On the evening of April 3, 1968, a day before his assassination, King gave his infamous “Mountaintop speech.” In it, he spoke about the role of the Preacher and why it is so important. King said, “Who is it that is supposed to articulate the longings and aspirations of the people more than the preacher? Somehow the preacher must have a kind of fire shut up in his bones. And whenever injustice is around, he should tell it. Somehow the preacher must be an Amos, and saith, “When God speaks who can but prophesy?” Again, with Amos, “Let justice roll down like waters and righteousness like a mighty stream.” Somehow the preacher must say with Jesus, “The Spirit of the Lord is upon me, because he hath anointed me,” and he’s anointed me to deal with the problems of the poor.”

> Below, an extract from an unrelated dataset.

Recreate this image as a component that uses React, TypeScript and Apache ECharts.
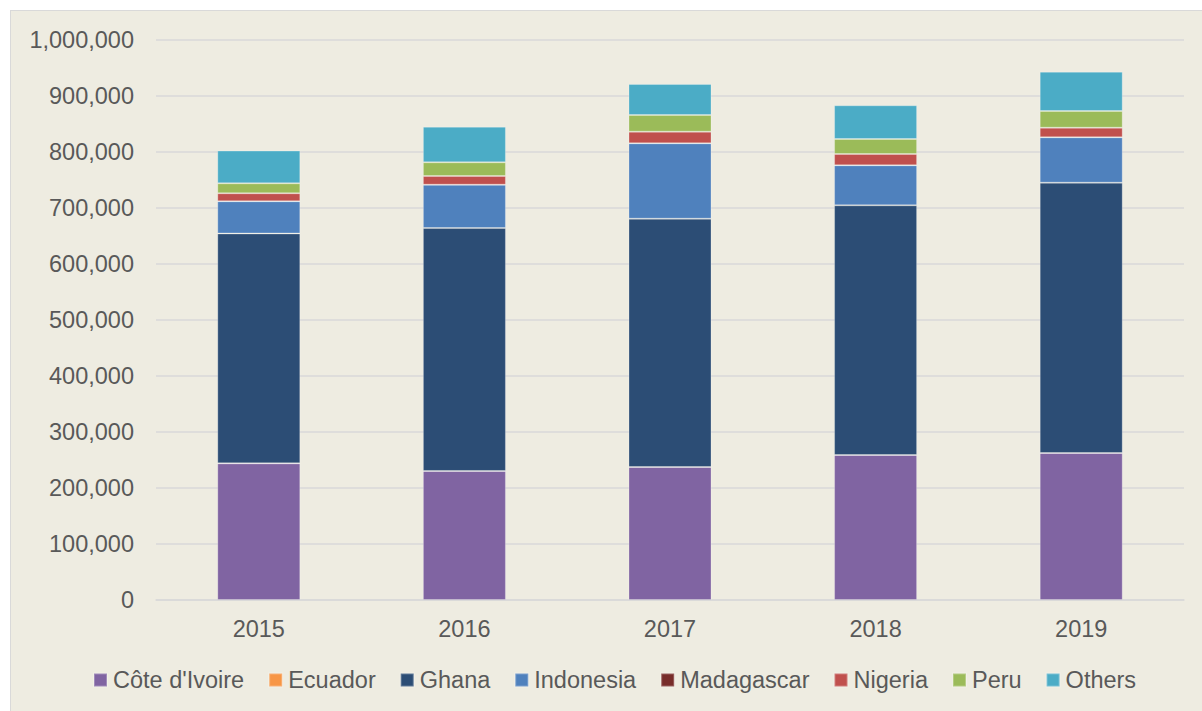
import React, { useEffect, useRef } from "react";
import * as echarts from "echarts";

const categories = ["2015", "2016", "2017", "2018", "2019"];
const seriesNames = ["Côte d'Ivoire", "Ecuador", "Ghana", "Indonesia", "Madagascar", "Nigeria", "Peru", "Others"];
const coteDIvoire = [244000, 230400, 237500, 258900, 262500];
const ecuador = [0, 0, 0, 0, 0];
const ghana = [410500, 433900, 443400, 445900, 482700];
const indonesia = [57500, 77300, 134600, 71400, 81000];
const madagascar = [0, 0, 0, 0, 0];
const nigeria = [14300, 15500, 20800, 20200, 17200];
const peru = [17800, 24500, 29800, 26800, 29800];
const others = [58400, 63600, 55300, 60200, 70200];
const colors = ["#8064A2", "#F79646", "#2C4D75", "#4F81BD", "#772C2A", "#C0504D", "#9BBB59", "#4BACC6"];

const seriesData = [coteDIvoire, ecuador, ghana, indonesia, madagascar, nigeria, peru, others];

export default function App() {
  const ref = useRef<HTMLDivElement>(null);
  useEffect(() => {
    if (!ref.current) return;
    const chart = echarts.init(ref.current, undefined, { renderer: "svg" });
    const font = "Liberation Sans, Arial, sans-serif";
    chart.setOption({
      animation: false,
      color: colors,
      grid: { left: 145, right: 18, top: 29, bottom: 111, containLabel: false },
      legend: {
        data: seriesNames,
        left: 77,
        top: 652,
        itemWidth: 13,
        itemHeight: 13,
        itemGap: 24,
        icon: "rect",
        textStyle: { color: "#595959", fontSize: 23.5, fontFamily: font, padding: [0, 0, 0, 1] },
      },
      xAxis: {
        type: "category",
        data: categories,
        axisLine: { lineStyle: { color: "#D9D9D9", width: 1.5 } },
        axisTick: { show: false },
        axisLabel: { color: "#595959", fontSize: 23.5, fontFamily: font, margin: 17 },
      },
      yAxis: {
        type: "value",
        min: 0,
        max: 1000000,
        interval: 100000,
        axisLine: { show: false },
        axisTick: { show: false },
        splitLine: { lineStyle: { color: "#D9D9D9", width: 1.5 } },
        axisLabel: {
          color: "#595959",
          fontSize: 23.5,
          fontFamily: font,
          margin: 22,
          formatter: (v: number) => v.toLocaleString("en-US"),
        },
      },
      series: seriesNames.map((name, i) => ({
        name,
        type: "bar",
        stack: "total",
        barWidth: 83,
        data: seriesData[i],
        itemStyle: { color: colors[i], borderColor: "rgba(255,255,255,0.25)", borderWidth: 1 },
      })),
    });
    return () => chart.dispose();
  }, []);
  return (
    <div style={{ position: "fixed", left: 0, top: 0, width: 1202, height: 711, background: "#FFFFFF" }}>
      <div
        style={{
          position: "absolute",
          left: 10,
          top: 10,
          width: 1192,
          height: 701,
          background: "#EEECE1",
          borderLeft: "1px solid #D9D9D9",
          borderTop: "1px solid #D9D9D9",
          boxSizing: "border-box",
        }}
      >
        <div ref={ref} style={{ position: "absolute", left: 0, top: 0, width: 1191, height: 700 }} />
      </div>
    </div>
  );
}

King gave that speech in Memphis. He was addressing striking sanitation workers who would be marching the next day for better opportunity and pay. The strike was in part a reaction to the deaths of Echol Cole and Robert Walker, who on Feb. 1, 1968, were crushed in the back of a garbage truck on a rainy Memphis day when the truck’s compactor was suddenly activated. Black garbage men were not allowed to sit in the cab of the vehicle or drive it. It was an injustice King and others could not ignore. An injustice he had to prophesy about.
In that same speech, King used Jesus’ parable of the Good Samaritan to explain why we should all care about two unknown garbage workers. King recounted, three men passed an injured man on the Jericho Road, but only one stopped to help him. King tried to explain why the other two did not stop to help the injured man, “And so the first question that the priest asked, the first question that the Levite asked was, “If I stop to help this man, what will happen to me?” But then the Good Samaritan came by and he reversed the question: “If I do not stop to help this man, what will happen to him?”
King was compelled to stop and help in Memphis because he understood that all people have equal value and deserve to be treated equally. “We are determined to be people. We are saying -- We are saying that we are God’s children. And that we are God’s children, we don’t have to live like we are forced to live,” declared King.
Striking workers wore signs that declared “I am a man” asking the citizens of Memphis if they recognized that truth as well. MLK marched with those workers at great peril to his own self because he wondered what would happen to them if he did not stop to help. He could have worried about what would happen to him. He was already receiving death threats and previous marches in other parts of the country had been met with violent reproaches from local law enforcement. King expected the same to happen in Memphis, but he went to Memphis anyway and he gave the ultimate sacrifice. In John 15:13 Jesus said, “Greater love has no one than this: to lay down one’s life for one’s friends.”
Too often in our own lives we do not help because we cannot get past what it will cost us, but the life of the Reverend Dr. Martin Luther King Jr. demands that we help anyway, no matter the cost to ourselves. That is why on Mon., Jan. 20, 2025, we should honor MLK the preacher, as well as MLK the civil rights leader.